Germans - Ethnicity


The German ethnicity is linked to the Germanic tribes of antiquity in central Europe. The early Germans originated on the North German Plain as well as southern Scandinavia. By the 2nd century BC, the number of Germans was significantly increasing and they began expanding into eastern Europe and southward into Celtic territory. During antiquity these Germanic tribes remained separate from each other and did not have writing systems at this time. By 55 BC, the Germans had reached the Danube river and had either assimilated or otherwise driven out the Celts who had lived there, and had spread west into what is now Belgium and France.

Conflict between the Germanic tribes and the forces of Rome under Julius Caesar forced major Germanic tribes to retreat to the east bank of the Rhine. Roman emperor Augustus in 12 BC ordered the conquest of the Germans, but the catastrophic Roman defeat at the Battle of the Teutoburg Forest resulted in the Roman Empire abandoning its plans to completely conquer Germany. Germanic peoples in Roman territory were culturally Romanized, and although much of Germany remained free of direct Roman rule, Rome deeply influenced the development of German society, especially the adoption of Christianity by the Germans who obtained it from the Romans. In Roman-held territories with Germanic populations, the Germanic and Roman peoples intermarried, and Roman, Germanic, and Christian traditions intermingled. The adoption of Christianity would later become a major influence in the development of a common German identity. The first major public figure to speak of a German people in general, was the Roman figure Tacitus in his work Germania around 100 AD. However an actual united German identity and ethnicity did not exist then, and it would take centuries of development of German culture until the concept of a German ethnicity began to become a popular identity.

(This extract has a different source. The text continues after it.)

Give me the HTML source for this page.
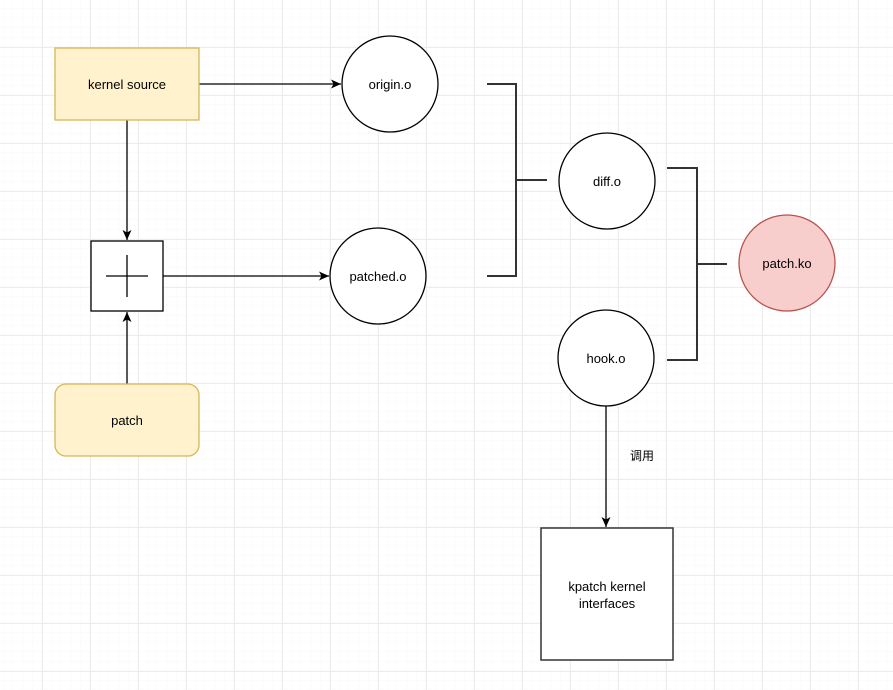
<!DOCTYPE html>
<html><head><meta charset="utf-8"><style>
html,body{margin:0;padding:0;background:#fff;}
svg{display:block;font-family:"Liberation Sans","Noto Sans CJK SC",sans-serif;}
</style></head><body>
<svg width="893" height="690" viewBox="0 0 893 690" xmlns="http://www.w3.org/2000/svg">
<defs>
<pattern id="minor" x="42" y="47" width="9.6" height="9.6" patternUnits="userSpaceOnUse">
<path d="M9.6 0V9.6M0 9.6H9.6" stroke="#f7f7f7" stroke-width="1" fill="none"/>
</pattern>
<pattern id="major" x="42" y="47" width="48" height="48" patternUnits="userSpaceOnUse">
<path d="M0.5 0V48M0 0.5H48" stroke="#ededed" stroke-width="1" fill="none"/>
</pattern>
<marker id="ar" markerWidth="12" markerHeight="12" refX="10" refY="6" orient="auto" markerUnits="userSpaceOnUse">
<path d="M0,1.5 L10,6 L0,10.5 L2.5,6 Z" fill="#000"/>
</marker>
</defs>
<rect width="893" height="690" fill="url(#minor)"/>
<rect width="893" height="690" fill="url(#major)"/>
<g stroke="#000" stroke-width="1.3" fill="none">
<line x1="199" y1="84" x2="341" y2="84" marker-end="url(#ar)"/>
<line x1="127" y1="120" x2="127" y2="240" marker-end="url(#ar)"/>
<line x1="127" y1="384" x2="127" y2="312" marker-end="url(#ar)"/>
<line x1="163" y1="276" x2="329" y2="276" marker-end="url(#ar)"/>
<line x1="606" y1="406" x2="606" y2="527" marker-end="url(#ar)"/>
</g>
<g stroke="#333" stroke-width="2" fill="none">
<path d="M487 84H516V276H487M516 180H547"/>
<path d="M667 168H697V360H667M697 264H727"/>
</g>
<rect x="55" y="48" width="144" height="72" fill="#fff2cc" stroke="#d6b656" stroke-width="1.3"/>
<rect x="55" y="384" width="144" height="72" rx="11" fill="#fff2cc" stroke="#d6b656" stroke-width="1.3"/>
<rect x="91" y="241" width="72" height="70" fill="#fff" stroke="#000" stroke-width="1.3"/>
<path d="M106 276H148M127 255V297" stroke="#000" stroke-width="1.3"/>
<g fill="#fff" stroke="#000" stroke-width="1.3">
<circle cx="390" cy="84" r="48"/>
<circle cx="378" cy="276" r="48"/>
<circle cx="607" cy="181" r="48"/>
<circle cx="606" cy="358" r="48"/>
</g>
<circle cx="787" cy="263" r="48" fill="#f8cecc" stroke="#b85450" stroke-width="1.3"/>
<rect x="541" y="528" width="132" height="132" fill="#fff" stroke="#333" stroke-width="1.5"/>
<g font-size="13" fill="#000" text-anchor="middle">
<text x="127" y="89">kernel source</text>
<text x="127" y="425">patch</text>
<text x="390" y="89">origin.o</text>
<text x="378" y="281">patched.o</text>
<text x="607" y="186">diff.o</text>
<text x="606" y="363">hook.o</text>
<text x="787" y="268">patch.ko</text>
<text x="607" y="591">kpatch kernel</text>
<text x="607" y="608">interfaces</text>
<text x="642" y="460" font-size="12">调用</text>
</g>
</svg>
</body></html>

The arrival of the Huns in Europe resulted in Hun conquest of large parts of Eastern Europe, the Huns initially were allies of the Roman Empire who fought against Germanic tribes, but later the Huns cooperated with the Germanic tribe of the Ostrogoths, and large numbers of Germans lived within the lands of the Hunnic Empire of Attila. Attila had both Hunnic and Germanic families and prominent Germanic chiefs amongst his close entourage in Europe. The Huns living in Germanic territories in Eastern Europe adopted an East Germanic language as their lingua franca. A major part of Attila's army were Germans, during the Huns' campaign against the Roman Empire. After Attila's unexpected death the Hunnic Empire collapsed with the Huns disappearing as a people in Europe - who either escaped into Asia, or otherwise blended in amongst Europeans.

During the wars waged in the Baltic by the Catholic German Teutonic Knights; the lands inhabited by the ethnic group of the Old Prussians (the current reference to the people known then simply as the "Prussians"), were conquered by the Germans. The Old Prussians were an ethnic group related to the Latvian and Lithuanian Baltic peoples. The former German state of Prussia took its name from the Baltic Prussians, although it was led by Germans who had assimilated the Old Prussians; the old Prussian language was extinct by the 17th or early 18th century. The Slavic people of the Teutonic-controlled Baltic were assimilated into German culture and eventually there were many intermarriages of Slavic and German families, including amongst the Prussia's aristocracy known as the Junkers. Prussian military strategist Karl von Clausewitz is a famous German whose surname is of Slavic origin.

By the Middle Ages, large numbers of Jews lived in the Holy Roman Empire and had assimilated into German culture, including many Jews who had previously assimilated into French culture and had spoken a mixed Judeo-French language. Upon assimilating into German culture, the Jewish German peoples incorporated major parts of the German language and elements of other European languages into a mixed language known as Yiddish. However tolerance and assimilation of Jews in German society suddenly ended during the Crusades with many Jews being forcefully expelled from Germany and Western Yiddish disappeared as a language in Germany over the centuries, with German Jewish people fully adopting the German language. By the 1820s, large numbers of Jewish German women had intermarried with Christian German men and had converted to Christianity. Jewish German Eduard Lasker was a prominent German nationalist figure who promoted the unification of Germany in the mid-19th century.

The event of the Protestant Reformation and the politics that ensued has been cited as the origins of German identity that arose in response to the spread of a common German language and literature. Early German national culture was developed through literary and religious figures including Martin Luther, Johann Wolfgang von Goethe and Friedrich Schiller. The concept of a German nation was developed by German philosopher Johann Gottfried Herder.. The popularity of German identity arose in the aftermath of the French Revolution

Persons who speak German as their first language, look German and whose families have lived in Germany for generations are considered "most German", followed by categories of diminishing Germanness such as Aussiedler (people of German ancestry whose families have lived in Eastern Europe but who have returned to Germany), Restdeutsche (people living in lands that have historically belonged to Germany but which is currently outside of Germany), Auswanderer (people whose families have emigrated from Germany and who still speak German), German speakers in German speaking nations such as Austrians, and finally people of German emigrant background who no longer speak German.